How did wage labor fit into the feudal structure of medieval England?

by jiik

I'm reading The Black Death by Phillip Ziegler and he mentions several times that wages went up due to a shortage of laborers after the plague. This got me thinking, what type of person would have been a wage laborer in medieval England? Were they serfs\villeins using their spare time to earn some money? Freemen who traveled looking for work? Or something entirely different?

butter_milk

Modern medievalists (post-1980s) by and large no longer use Feudalism as a concept to describe medieval society. Here's a good discussion on that point.

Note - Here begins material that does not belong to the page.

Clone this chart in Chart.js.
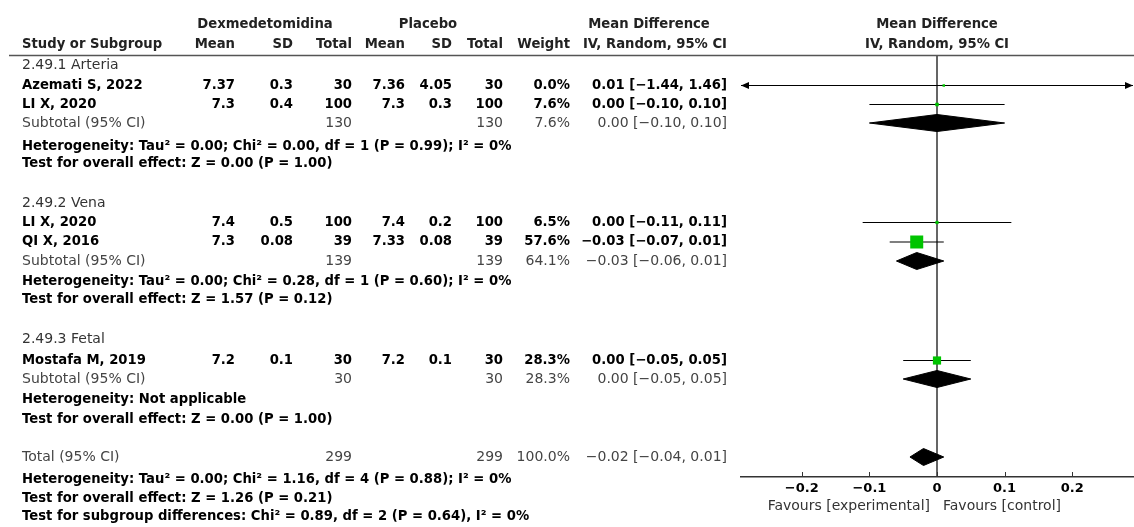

The structure of peasant relationships to their lord (or abbot) was a complex, fluid one that changed a lot over the Middle Ages as peasants and lords jockeyed for economic power. It was also different in different regions. This would look different in England than it would in the south of France, which was different still to the structure in Italy. There were also cities, which didn't function like rural areas at all. We know the most about England because we have by far the most and the earliest records from there. This is a rough explanation, based mostly on England.

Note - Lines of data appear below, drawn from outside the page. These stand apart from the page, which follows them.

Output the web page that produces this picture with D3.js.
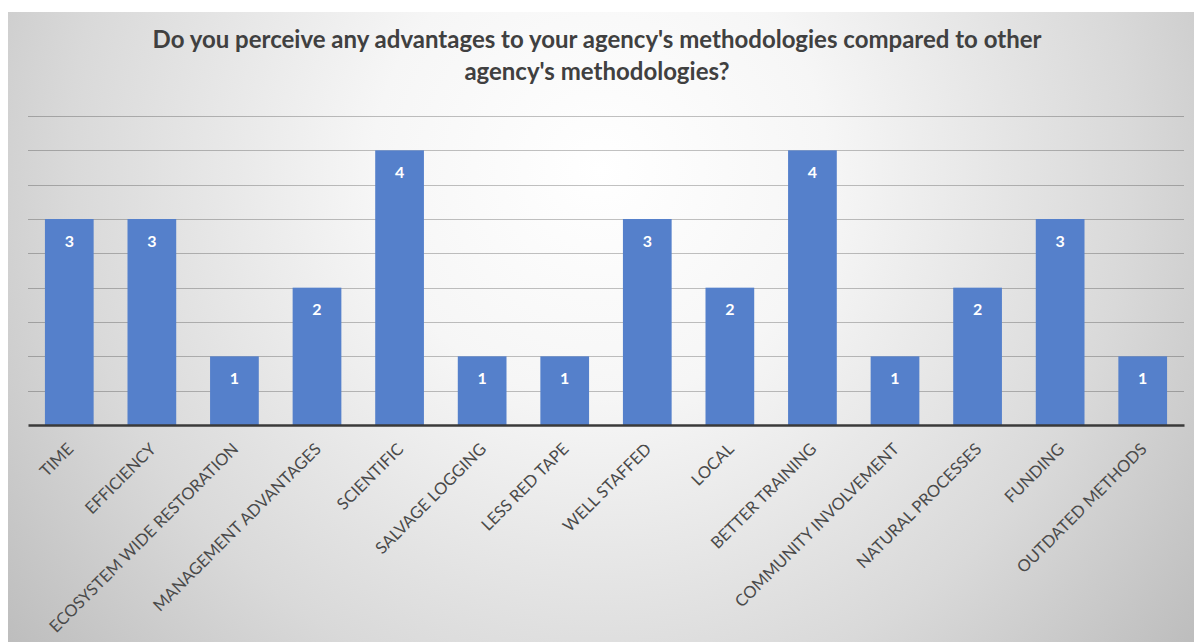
<!DOCTYPE html>
<html>
<head>
<meta charset="utf-8">
<script src="https://cdn.jsdelivr.net/npm/d3@7"></script>
<style>
  html, body { margin: 0; padding: 0; background: #ffffff; }
  svg { display: block; }
</style>
</head>
<body>
<svg id="chart" width="1194" height="642"></svg>
<script>
// Survey responses: perceived advantages of the agency's methodologies
const categories = [
  "TIME", "EFFICIENCY", "ECOSYSTEM WIDE RESTORATION", "MANAGEMENT ADVANTAGES",
  "SCIENTIFIC", "SALVAGE LOGGING", "LESS RED TAPE", "WELL STAFFED", "LOCAL",
  "BETTER TRAINING", "COMMUNITY INVOLVEMENT", "NATURAL PROCESSES", "FUNDING",
  "OUTDATED METHODS"
];
const counts = [3, 3, 1, 2, 4, 1, 1, 3, 2, 4, 1, 2, 3, 1];
const gridValues = [0.5, 1, 1.5, 2, 2.5, 3, 3.5, 4, 4.5];
const titleLines = [
  "Do you perceive any advantages to your agency's methodologies compared to other",
  "agency's methodologies?"
];

const W = 1194, H = 642;
const svg = d3.select("#chart");

// Chart area background with soft radial shading
const defs = svg.append("defs");
const grad = defs.append("radialGradient")
  .attr("id", "bgGrad")
  .attr("gradientUnits", "userSpaceOnUse")
  .attr("cx", 600).attr("cy", 170).attr("r", 760);
grad.append("stop").attr("offset", 0).attr("stop-color", "#ffffff");
grad.append("stop").attr("offset", 0.3).attr("stop-color", "#f6f6f6");
grad.append("stop").attr("offset", 0.7).attr("stop-color", "#d9d9d9");
grad.append("stop").attr("offset", 1).attr("stop-color", "#bdbdbd");

svg.append("rect")
  .attr("x", 8).attr("y", 12)
  .attr("width", W - 8).attr("height", H - 12)
  .attr("fill", "url(#bgGrad)");

const plot = { left: 28, right: 1184, top: 116, bottom: 425 };

const x = d3.scaleBand()
  .domain(categories)
  .range([plot.left, plot.right])
  .paddingInner(0.41)
  .paddingOuter(0.205);

const y = d3.scaleLinear()
  .domain([0, 4.5])
  .range([plot.bottom, plot.top]);

// Horizontal gridlines
svg.append("g")
  .selectAll("line")
  .data(gridValues)
  .join("line")
  .attr("x1", plot.left).attr("x2", plot.right)
  .attr("y1", d => Math.round(y(d)) + 0.5)
  .attr("y2", d => Math.round(y(d)) + 0.5)
  .attr("stroke", "rgba(0,0,0,0.24)")
  .attr("stroke-width", 1);

// Bars
svg.append("g")
  .selectAll("rect")
  .data(categories)
  .join("rect")
  .attr("x", d => x(d))
  .attr("y", (d, i) => y(counts[i]))
  .attr("width", x.bandwidth())
  .attr("height", (d, i) => y(0) - y(counts[i]))
  .attr("fill", "#5580cb");

// Category axis line and rotated labels
const xAxis = d3.axisBottom(x).tickSize(0).tickPadding(0);
const axisG = svg.append("g")
  .attr("transform", `translate(0,${plot.bottom})`)
  .call(xAxis);
axisG.select(".domain")
  .attr("stroke", "#3a3a3a")
  .attr("stroke-width", 2.5);
axisG.selectAll(".tick text")
  .attr("font-family", "Lato, 'Open Sans', sans-serif")
  .attr("font-size", 16.5)
  .attr("fill", "#4a4a4a")
  .attr("text-anchor", "end")
  .attr("dy", "0.35em")
  .attr("transform", "translate(1,21) rotate(-45)");

// Value labels inside bars
svg.append("g")
  .selectAll("text")
  .data(categories)
  .join("text")
  .attr("x", d => x(d) + x.bandwidth() / 2)
  .attr("y", (d, i) => y(counts[i]) + 22)
  .attr("dy", "0.35em")
  .attr("text-anchor", "middle")
  .attr("font-family", "Lato, 'Open Sans', sans-serif")
  .attr("font-weight", "bold")
  .attr("font-size", 16)
  .attr("fill", "#ffffff")
  .text((d, i) => counts[i]);

// Title
svg.append("g")
  .selectAll("text")
  .data(titleLines)
  .join("text")
  .attr("x", 597)
  .attr("y", (d, i) => 48 + i * 32)
  .attr("text-anchor", "middle")
  .attr("font-family", "Lato, 'Open Sans', sans-serif")
  .attr("font-weight", "bold")
  .attr("font-size", 24)
  .attr("fill", "#404040")
  .text(d => d);
</script>
</body>
</html>
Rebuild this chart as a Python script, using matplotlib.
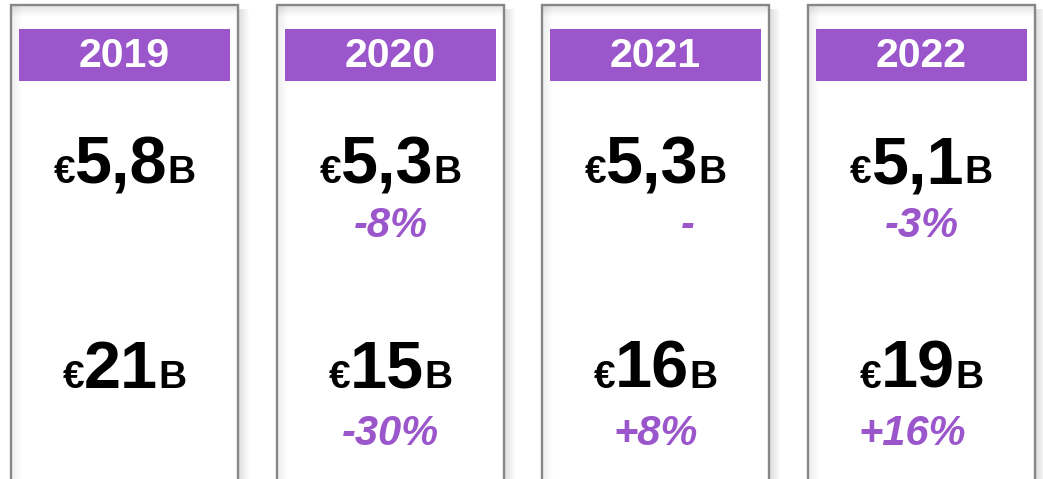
import matplotlib
matplotlib.use("Agg")
import matplotlib.pyplot as plt
from matplotlib.patches import Rectangle

# ---- data ----
years = ["2019", "2020", "2021", "2022"]
top_values = ["5,8", "5,3", "5,3", "5,1"]
top_changes = ["", "-8%", "-", "-3%"]
bottom_values = ["21", "15", "16", "19"]
bottom_changes = ["", "-30%", "+8%", "+16%"]

# ---- style / layout ----
W, H = 1043, 479
PURPLE = "#9a56ca"
BORDER = "#878787"
FONT = "Liberation Sans"
panel_left = [11, 277, 542, 808]
panel_w = 227
panel_top = 5
change_dx = {"-": 32, "+16%": -9}

fig = plt.figure(figsize=(W / 100, H / 100), dpi=100)
ax = fig.add_axes([0, 0, 1, 1])
ax.set_xlim(0, W)
ax.set_ylim(H, 0)
ax.axis("off")

renderer = fig.canvas.get_renderer()


def composite(cx, baseline, pieces):
    texts = []
    for s, size in pieces:
        t = ax.text(0, baseline, s, fontsize=size, fontweight="bold",
                    family=FONT, ha="left", va="baseline", color="black")
        texts.append(t)
    widths = [t.get_window_extent(renderer).width for t in texts]
    x = cx - sum(widths) / 2
    for t, w in zip(texts, widths):
        t.set_x(x)
        x += w


for i, left in enumerate(panel_left):
    right = left + panel_w
    cx = left + panel_w / 2
    # shadows
    for k in range(10):
        a = 0.16 * (1 - k / 10)
        ax.add_patch(Rectangle((right + 1 + k, panel_top + 4), 1, H, color="black",
                               alpha=a * 0.8, lw=0))
        ax.add_patch(Rectangle((left + 1, panel_top + 1 + k), panel_w - 1, 1,
                               color="black", alpha=a * 0.6, lw=0))
        ax.add_patch(Rectangle((left + 1 + k, panel_top + 1), 1, H, color="black",
                               alpha=a * 0.4, lw=0))
    # border
    ax.plot([left, left, right, right], [H + 5, panel_top, panel_top, H + 5],
            color=BORDER, lw=1.7, solid_joinstyle="miter")
    # header
    ax.add_patch(Rectangle((left + 8, 29), panel_w - 16, 52, color=PURPLE, lw=0))
    ax.text(cx, 56, years[i], color="white", fontsize=29.5, fontweight="bold",
            family=FONT, ha="center", va="center")
    # values
    composite(cx, 183, [("€", 28), (top_values[i], 48), ("B", 28)])
    composite(cx, 388, [("€", 28), (bottom_values[i], 48), ("B", 28)])
    # changes
    for txt, base in ((top_changes[i], 237), (bottom_changes[i], 445)):
        if txt:
            ax.text(cx + change_dx.get(txt, 0), base, txt, color=PURPLE,
                    fontsize=30, fontweight="bold", style="italic",
                    family=FONT, ha="center", va="baseline")

fig.savefig("out.png", dpi=100)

The basic way that peasants were defined was whether they were free or unfree. This is a little confusing in a modern context (especially American) when freedom is explicitly associated with slavery. Unfree peasants were not slaves. In fact, in some times and places there were both unfree peasants and slaves living simultaneously, side by side. What free or unfree meant was how much the person owed the lord. This could be in land rent, obligations, special taxes, right to get married without permission, etc. The peasant farmer had a strong incentive to become as free (of obligation) as possible, so that more and more of his labor would benefit himself. The Lord had an incentive to argue that more and more of his peasants were more and more unfree, so that he was owed more in obligations.

These obligations were both in taxes/rents, such that a tenant family might owe a certain amount of money (often paid in kind) and gifts-in-kind (small livestock like capons, produce) based on their free or unfree status. The freeholder would owe far fewer fees and gifts, while the totally unfree peasant owed constantly.

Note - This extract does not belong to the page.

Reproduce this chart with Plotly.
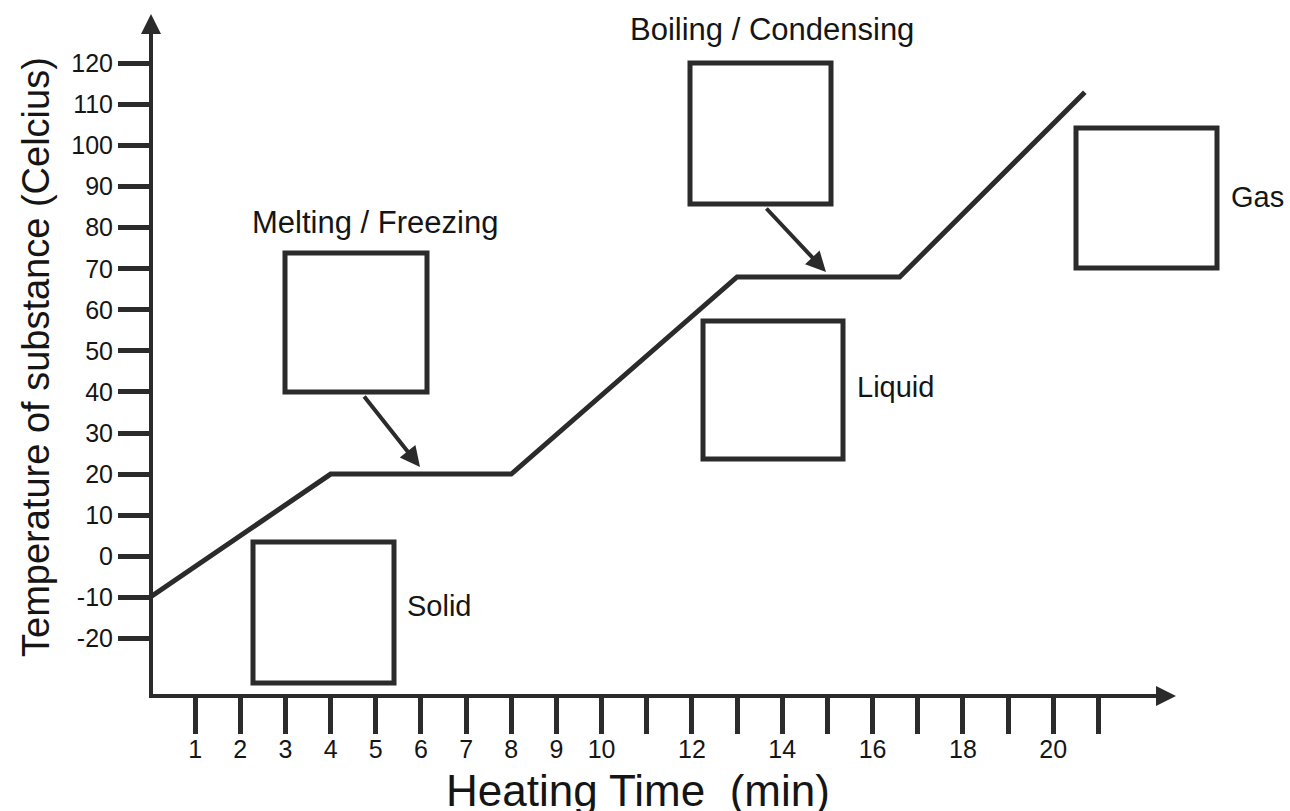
import plotly.graph_objects as go

# ---------------- data ----------------
heating_time = [0, 4, 8, 13, 16.6, 20.7]          # minutes
temperature = [-10, 20, 20, 68, 68, 113]          # degrees Celsius

y_tick_values = [-20, -10, 0, 10, 20, 30, 40, 50, 60, 70, 80, 90, 100, 110, 120]
y_tick_labels = ["-20", "-10", "0", "10", "20", "30", "40", "50", "60", "70", "80",
                 "90", "100", "110", "120"]
x_tick_values = list(range(1, 22))
x_tick_labels = ["1", "2", "3", "4", "5", "6", "7", "8", "9", "10", "", "12", "",
                 "14", "", "16", "", "18", "", "20", ""]

phase_change_labels = ["Melting / Freezing", "Boiling / Condensing"]
state_labels = ["Solid", "Liquid", "Gas"]

# ---------------- layout geometry (pixels) ----------------
W, H = 1290, 811
PLOT_L, PLOT_R, PLOT_T, PLOT_B = 153, 1168, 22, 694
X0_PX, X_PX = 150.0, 45.16      # pixel of t=0, pixels per minute
Y0_PX, Y_PX = 556.25, 4.107     # pixel of 0 C, pixels per degree

def fx(px):
    return (px - X0_PX) / X_PX

def fy(py):
    return (Y0_PX - py) / Y_PX

def paper_x(px):
    return (px - PLOT_L) / (PLOT_R - PLOT_L)

def paper_y(py):
    return (PLOT_B - py) / (PLOT_B - PLOT_T)

INK = "#2b2b2b"
TXT = "#151515"
FONT = "Liberation Sans, Arial, Helvetica, sans-serif"

fig = go.Figure()
fig.add_trace(go.Scatter(
    x=heating_time, y=temperature, mode="lines",
    line=dict(color=INK, width=5), hoverinfo="skip", showlegend=False,
))

# empty answer boxes (pixel rectangles: x0, y0, x1, y1)
boxes_px = [
    (253, 542, 394, 683),   # solid
    (285, 253, 427, 392),   # melting
    (703, 321, 843, 459),   # liquid
    (690, 63, 831, 204),    # boiling
    (1076, 128, 1217, 268), # gas
]
shapes = []
for (x0, y0, x1, y1) in boxes_px:
    shapes.append(dict(type="rect", xref="paper", yref="paper",
                       x0=paper_x(x0), x1=paper_x(x1), y0=paper_y(y1), y1=paper_y(y0),
                       line=dict(color=INK, width=5), fillcolor="rgba(0,0,0,0)"))

annotations = []
# phase change titles
for lab, (px, py) in zip(phase_change_labels, [(375, 222), (772, 30)]):
    annotations.append(dict(x=paper_x(px), y=paper_y(py), xref="paper", yref="paper", text=lab,
                            xanchor="center", yanchor="middle", showarrow=False,
                            font=dict(size=31, color=TXT, family=FONT)))
# state labels
for lab, (px, py) in zip(state_labels, [(405, 606), (855, 387), (1229, 197)]):
    annotations.append(dict(x=paper_x(px), y=paper_y(py), xref="paper", yref="paper", text=lab,
                            xanchor="left", yanchor="middle", showarrow=False,
                            font=dict(size=29, color=TXT, family=FONT)))
# pointer arrows
for (tx, ty, hx, hy) in [(363, 395, 420, 467), (765, 207, 826, 272)]:
    annotations.append(dict(x=fx(hx), y=fy(hy), ax=fx(tx), ay=fy(ty), xref="x", yref="y",
                            axref="x", ayref="y", text="", showarrow=True,
                            arrowhead=2, arrowsize=1, arrowwidth=4, arrowcolor=INK))
# axis arrowheads
annotations.append(dict(x=0, y=1, xref="paper", yref="paper", ax=0, ay=22, text="",
                        showarrow=True, arrowhead=2, arrowsize=1, arrowwidth=4,
                        arrowcolor=INK, yshift=8, xshift=-2))
annotations.append(dict(x=1, y=0, xref="paper", yref="paper", ax=-22, ay=0, text="",
                        showarrow=True, arrowhead=2, arrowsize=1, arrowwidth=4,
                        arrowcolor=INK, xshift=8, yshift=-2))
# axis titles
annotations.append(dict(x=paper_x(638), y=paper_y(790), xref="paper", yref="paper",
                        text="Heating Time  (min)", showarrow=False,
                        xanchor="center", yanchor="middle",
                        font=dict(size=44, color=TXT, family=FONT)))
annotations.append(dict(x=paper_x(36), y=paper_y(357), xref="paper", yref="paper",
                        text="Temperature of substance (Celcius)",
                        textangle=-90, showarrow=False, xanchor="center", yanchor="middle",
                        font=dict(size=38, color=TXT, family=FONT)))

fig.update_layout(
    width=W, height=H, autosize=False,
    margin=dict(l=PLOT_L, r=W - PLOT_R, t=PLOT_T, b=H - PLOT_B, pad=0),
    paper_bgcolor="white", plot_bgcolor="white",
    shapes=shapes, annotations=annotations, showlegend=False,
    font=dict(family=FONT, color=TXT),
)
fig.update_xaxes(
    range=[fx(PLOT_L), fx(PLOT_R)], showgrid=False, zeroline=False,
    showline=True, linewidth=4, linecolor=INK,
    ticks="outside", ticklen=36, tickwidth=5, tickcolor=INK,
    tickmode="array", tickvals=x_tick_values, ticktext=x_tick_labels,
    ticklabelstandoff=-6,
    tickfont=dict(size=25, color=TXT, family=FONT),
)
fig.update_yaxes(
    range=[fy(PLOT_B), fy(PLOT_T)], showgrid=False, zeroline=False,
    showline=True, linewidth=4, linecolor=INK,
    ticks="outside", ticklen=31, tickwidth=5, tickcolor=INK,
    tickmode="array", tickvals=y_tick_values, ticktext=y_tick_labels,
    tickfont=dict(size=25, color=TXT, family=FONT),
)

fig.write_html(
    "out.html",
    config={"displayModeBar": False},
    post_script="document.body.style.margin='0';document.body.style.overflow='hidden';",
)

On top of this, the tenants would owe work to their lord. This was calculated out to how many days of work were owed, and those days had to be spent on the land that specifically belonged to the lord, rather than the land that the peasant rented from the lord. If the Lord had more work than he had obligations from peasants, he would supplement the owed labor with paid labor. This could come from multiple sources. Servants/farmhands who made a living working for the lord, paying the peasants that already lived on the lord's lands for extra work, and migrant laborers who picked up work. It's really hard to know much about who these migrant laborers actually were or where they came from, as they didn't really leave behind any sources.

As a follow-up to Ziegler, you may be interested in John Aberth's From the Brink of the Apocalypse: Confronting Famine, War, Plague and Death in the Later Middle Ages. It's about the cultural implications of the massive upheavals of the early 14th century.

Sources:

RH Hilton, The English Peasantry in the Later Middle Ages: The Ford Lectures for 1973 and Related Studies

Barbara Hanawalt, The Ties that Bound: Peasant Families in Medieval England

Kathleen Biddick, *The Other Economy: Pastoral Husbandry on a Medieval Estate

Richard Britnell and John Hatcher, eds., Progress and Problems in Medieval England: Essays in Honor of Edward Miller

Paul Freedman, Images of the Medieval Peasant

I also have a lot of case-studies of different manors and villages, if you'd like references to those. They're nitty-gritty social histories, though!